Прощание с Рейном - страница 42
– Нет, не стал. Он через пару лет умер. Просто так, безо всякой зримой медицинской причины. Внезапная смерть. Я был на похоронах. Отец с матерью не плакали. Теперь всё?
– Нет, не всё! – глухо, капризно и в то же время растерянно, произнесла Юля. Она подошла к Леонтьеву вплотную и что-то шепнула на ухо. Ухо покраснело, лицо осталось бледным. Официантка с нескрываемой завистью оглядела маленькую женщину с макушки до щиколоток.
Виктор Леонидович выглянул в окно на школьный двор, присмотрелся к копошащимся там малышам, к существам с белыми бантами, прыгающим на одной ножке. Банты вздрагивают, отставая от кругляшей голов. Сахарная вата на ветру. «А все-таки пока ничего не меняется, – подумалось ему, – „классики“ форэвер». И стало теплее на сердце. Потом он присмотрелся к родителям, которые кто терпеливо, а кто – похаживая взад-вперед, ждут тех, кому еще долго-долго пыхтеть за партами до их последних звонков. Родители ему меньше понравились, и он приподнял взглядом кроны деревьев. Кто прячется там? Нет, того, кого он высматривал, там не было. Математик нетерпеливо вскинул близко к глазам руку с часами. Это позолоченные часы с крупным циферблатом, на обратной стороне, на крышке которых, не видимая чужому глазу, выгравирована надпись «Полет к 20-летию Великой Победы».

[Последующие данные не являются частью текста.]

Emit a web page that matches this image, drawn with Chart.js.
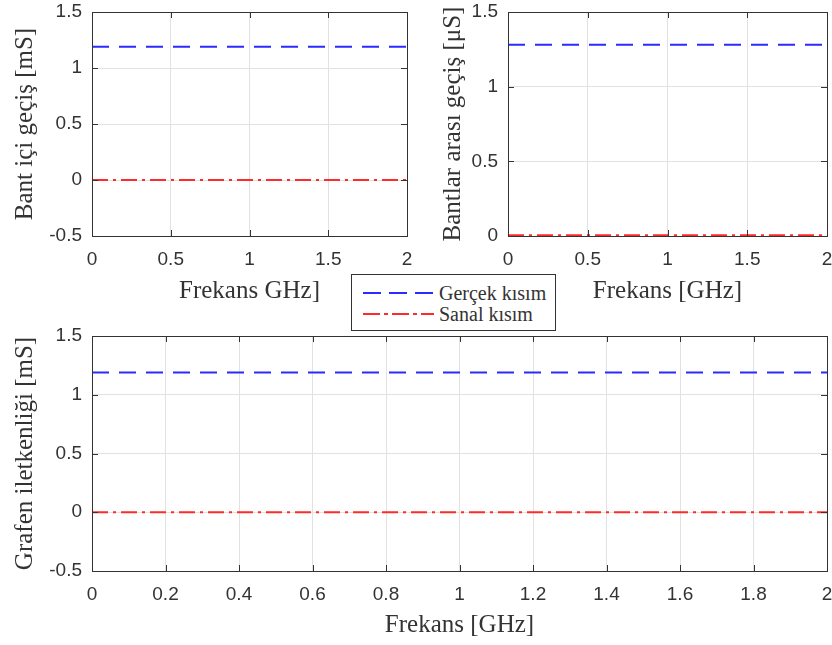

Первый час сдвоенного урока геометрии заканчивался теоремой о подобии треугольников, образованных особыми точками математического воображения. Ученики осуществляли броуновское движение умов, в жажде вот-вот оказаться в празднике жизни там, внизу, под окнами класса. Учитель сегодня не был к ними столь требователен, как зимой, но и отпустить просто так не решился. Ответственность… Директор, Петр Иванович, провел на этот счет с педагогами инструктаж. Никакой халатности в день Последнего Звонка.
Леонтьев постучал пальцем по стеклу. Если кто-то из сборища оболтусов и двоечников – а именно так он ласково именовал только этот класс – докажет теорему до наступления минуты «Х» – пяти минут до звонка, то он отпустит всех разом. Он им это пообещал, вопреки наказу директора. Впрочем, его игра была практически беспроигрышной. Опыт подсказывал, что в такой день мозги у старшеклассников столь далеки от равносторонних треугольников, что за время его преподавания в обычные-то дни можно по пальцам перечесть тех, кто одолел доказательство без помощи учебника. Да и самого сильного ученика в «математическом фахе», Гены Лядова, нынче нет в классе. Отсутствует. Он на похоронах брата-добровольца. Если бы не последний звонок, класс бы собрался на кладбище. А так – нельзя, звонок – он один раз в жизни, а смертей на ее рельсовом полотне – много. Хотя последний звонок – сейчас звучит плохо… Лучше было бы так: «Звонок на выход в жизнь».
В дверь постучали. Два частых, два с разбивкой. Условный сигнал. Заходи, Белла Львовна, заходи. Ты на минуту раньше срока. Белла Львовна – она такая. Спешит делать добро.
Учительница, легкая на ногу, впорхнула в класс и устремилась к столу с высоко поднятым подбородком. Все вскинули головы и проводили ее взглядами. В них не было насмешки, не было испуга, какой порой сам собой окрашивает лица школьников при входе в класс иных педагогов… Но и любопытства тоже не было. Хотя могли бы усмехнуться в кулачок.
Виктор Леонидович подал ей знак – еще одна минута. Она кивнула, улыбнулась заговорщически, и замерла возле доски, прямо под большим треугольником, рассеченными пунктирными линиями. «Биссектриса, медиана, высота», – совсем шепотом, одними губами, подтвердила понимание изображения Белла Львовна. Ее темный локон коснулся средней линии.